In 2003, Wilkinson co-adapted and performed in Red Demon by Hideki Noda. It played at the Young Vic and Theatre Cocoon, Tokyo. His play Red Sea Fish (Brighton Dome Studio | 59E59 Theaters, New York) was staged in 2009.

Since 2015, Wilkinson has collaborated with producer Pádraig Cusack. That year, he wrote and directed My Eyes Went Dark at the Finborough Theatre. Starring Cal MacAninch and Thusitha Jayasundera it was nominated for three Offies, including Best Play. The production transferred to the Traverse Theatre, Edinburgh 2016 and 59E59 Theaters New York 2017.

In 2021, he wrote and directed Psychodrama as a pop-up in North London.

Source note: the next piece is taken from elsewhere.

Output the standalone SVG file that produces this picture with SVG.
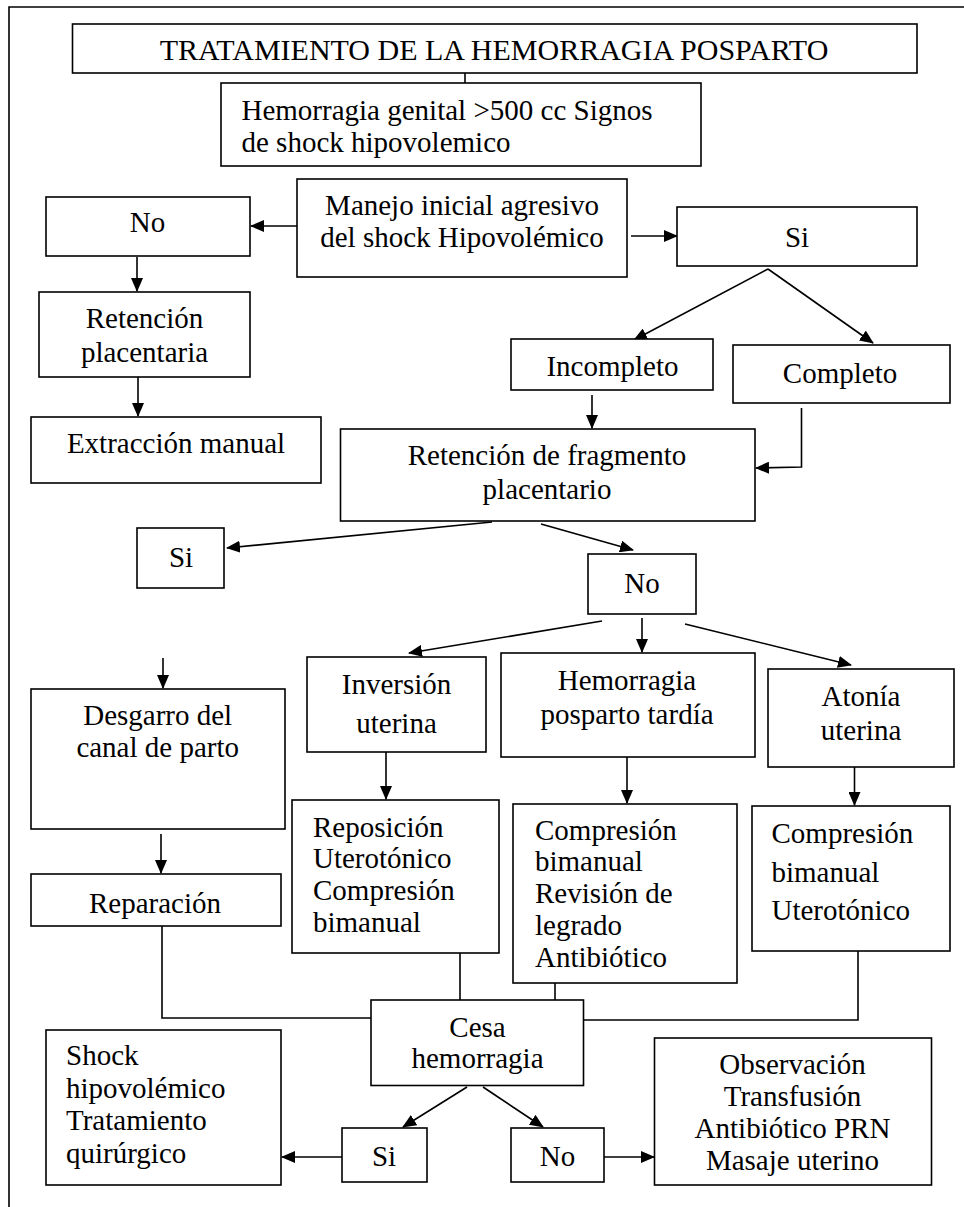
<svg xmlns="http://www.w3.org/2000/svg" width="964" height="1207" viewBox="0 0 964 1207">
<defs>
<style>
.b{fill:#fff;stroke:#000;stroke-width:1.6}
.t{font-family:"Liberation Serif","Times New Roman",serif;font-size:29px;fill:#000}
.c{text-anchor:middle}
.l{fill:none;stroke:#000;stroke-width:1.6}
.a{fill:none;stroke:#000;stroke-width:1.6;marker-end:url(#ah)}
</style>
<marker id="ah" markerWidth="14" markerHeight="12" refX="13" refY="6" orient="auto" markerUnits="userSpaceOnUse"><path d="M0,0 L14,6 L0,12 z" fill="#000"/></marker>
</defs>
<rect width="964" height="1207" fill="#fff"/>
<g id="frame"><path class="l" d="M9,1207 V7 H964"/></g>
<g id="connectors">
<line class="l" x1="465" y1="73" x2="465" y2="83"/>
<line class="a" x1="297" y1="226" x2="251" y2="226"/>
<line class="a" x1="631" y1="236" x2="677" y2="236"/>
<line class="a" x1="137" y1="257" x2="137" y2="291"/>
<line class="a" x1="768" y1="269" x2="634" y2="340"/>
<line class="a" x1="768" y1="269" x2="873" y2="343"/>
<line class="a" x1="138" y1="377" x2="138" y2="416"/>
<line class="a" x1="592" y1="395" x2="592" y2="428"/>
<polyline class="a" points="801.5,408 801.5,467 756,468"/>
<line class="a" x1="492" y1="522" x2="227" y2="548"/>
<line class="a" x1="541" y1="524" x2="633" y2="550"/>
<line class="a" x1="602" y1="621" x2="409" y2="653"/>
<line class="a" x1="642" y1="618" x2="642" y2="652"/>
<line class="a" x1="685" y1="624" x2="851" y2="665"/>
<line class="a" x1="163" y1="658" x2="163" y2="688"/>
<line class="a" x1="161" y1="834" x2="161" y2="873"/>
<line class="a" x1="386" y1="752" x2="386" y2="799"/>
<line class="a" x1="627" y1="757" x2="627" y2="803"/>
<line class="a" x1="854.5" y1="767" x2="854.5" y2="805"/>
<polyline class="l" points="162,926 162,1018 371,1018"/>
<line class="l" x1="460" y1="953" x2="460" y2="1000"/>
<line class="l" x1="555" y1="983" x2="555" y2="1000"/>
<polyline class="l" points="858,951 858,1020 584,1020"/>
<line class="a" x1="467" y1="1087" x2="403" y2="1127"/>
<line class="a" x1="483" y1="1087" x2="543" y2="1127"/>
<line class="a" x1="342" y1="1157" x2="282" y2="1157"/>
<line class="a" x1="604" y1="1157" x2="654" y2="1157"/>
</g>
<g id="title"><rect class="b" x="72.5" y="24" width="844.5" height="49"/><text class="t c" x="494" y="60" style="font-size:30px">TRATAMIENTO DE LA HEMORRAGIA POSPARTO</text></g>
<g id="hemorragia"><rect class="b" x="221" y="83" width="480" height="83"/><text class="t" x="241.5" y="120">Hemorragia genital &gt;500 cc Signos</text><text class="t" x="241.5" y="152">de shock hipovolemico</text></g>
<g id="manejo"><rect class="b" x="297" y="179" width="330" height="98"/><text class="t c" x="462" y="215">Manejo inicial agresivo</text><text class="t c" x="462" y="247">del shock Hipovolémico</text></g>
<g id="no1"><rect class="b" x="46" y="197" width="204" height="59"/><text class="t c" x="147.5" y="232">No</text></g>
<g id="si1"><rect class="b" x="677" y="207" width="240" height="59"/><text class="t c" x="797" y="247">Si</text></g>
<g id="retencion"><rect class="b" x="39" y="292" width="211" height="85"/><text class="t c" x="144.5" y="328">Retención</text><text class="t c" x="144.5" y="362">placentaria</text></g>
<g id="extraccion"><rect class="b" x="31" y="417" width="290" height="66"/><text class="t c" x="176" y="453">Extracción manual</text></g>
<g id="incompleto"><rect class="b" x="511" y="339" width="202" height="51"/><text class="t c" x="612.5" y="376">Incompleto</text></g>
<g id="completo"><rect class="b" x="733" y="345" width="217" height="58"/><text class="t c" x="840" y="383">Completo</text></g>
<g id="fragmento"><rect class="b" x="340.5" y="429" width="414.5" height="92"/><text class="t c" x="547" y="465">Retención de fragmento</text><text class="t c" x="547" y="499">placentario</text></g>
<g id="si2"><rect class="b" x="137" y="528" width="87" height="60"/><text class="t c" x="181" y="567">Si</text></g>
<g id="no2"><rect class="b" x="588" y="554" width="108" height="60"/><text class="t c" x="642" y="593">No</text></g>
<g id="desgarro"><rect class="b" x="31" y="689" width="254" height="140"/><text class="t c" x="157.7" y="725">Desgarro del</text><text class="t c" x="157.7" y="757">canal de parto</text></g>
<g id="inversion"><rect class="b" x="307" y="657" width="179" height="95"/><text class="t c" x="396.5" y="694">Inversión</text><text class="t c" x="396.5" y="733">uterina</text></g>
<g id="tardia"><rect class="b" x="501" y="653" width="254" height="104"/><text class="t c" x="627" y="690">Hemorragia</text><text class="t c" x="627" y="724">posparto tardía</text></g>
<g id="atonia"><rect class="b" x="768" y="669" width="186" height="98"/><text class="t c" x="861" y="706">Atonía</text><text class="t c" x="861" y="740">uterina</text></g>
<g id="reparacion"><rect class="b" x="31" y="874" width="250" height="52"/><text class="t c" x="155" y="913">Reparación</text></g>
<g id="reposicion"><rect class="b" x="292" y="800" width="207" height="153"/><text class="t" x="313" y="837">Reposición</text><text class="t" x="313" y="868">Uterotónico</text><text class="t" x="313" y="900">Compresión</text><text class="t" x="313" y="932">bimanual</text></g>
<g id="compresion1"><rect class="b" x="513" y="804" width="224" height="179"/><text class="t" x="535" y="840">Compresión</text><text class="t" x="535" y="871">bimanual</text><text class="t" x="535" y="903">Revisión de</text><text class="t" x="535" y="935">legrado</text><text class="t" x="535" y="967">Antibiótico</text></g>
<g id="compresion2"><rect class="b" x="752" y="806" width="198" height="145"/><text class="t" x="771.5" y="843">Compresión</text><text class="t" x="771.5" y="882">bimanual</text><text class="t" x="771.5" y="920">Uterotónico</text></g>
<g id="cesa"><rect class="b" x="371" y="1000" width="212.5" height="85.5"/><text class="t c" x="477.5" y="1037">Cesa</text><text class="t c" x="477.5" y="1068">hemorragia</text></g>
<g id="shock"><rect class="b" x="46" y="1030" width="235" height="155"/><text class="t" x="66" y="1065">Shock</text><text class="t" x="66" y="1098">hipovolémico</text><text class="t" x="66" y="1130">Tratamiento</text><text class="t" x="66" y="1163">quirúrgico</text></g>
<g id="si3"><rect class="b" x="342" y="1128" width="85" height="54"/><text class="t c" x="384" y="1166">Si</text></g>
<g id="no3"><rect class="b" x="511" y="1128" width="93" height="54"/><text class="t c" x="557.5" y="1166">No</text></g>
<g id="observacion"><rect class="b" x="654.5" y="1038" width="277" height="147"/><text class="t c" x="792.5" y="1074">Observación</text><text class="t c" x="792.5" y="1106">Transfusión</text><text class="t c" x="792.5" y="1138">Antibiótico PRN</text><text class="t c" x="792.5" y="1170">Masaje uterino</text></g>
</svg>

It was nominated for the 2021 Offies for: "Lead Performance in a Play" (Emily Bruni and "Sound Design" (Gareth Fry). The show transferred to the Traverse Theatre for the Edinburgh Fringe 2022 where it was nominated for Off Fest Award for Best Theatre.

In 2024, Wilkinson directed the UK premiere of the Tony-nominated The Sound Inside by Adam Rapp at Traverse Theatre as part of the Edinburgh Fringe. The play premiered to Irish audiences at the Pavilion Theatre, Dublin as part of the Dublin Theatre Festival 2025, becoming the most successful festival show in the venue's history.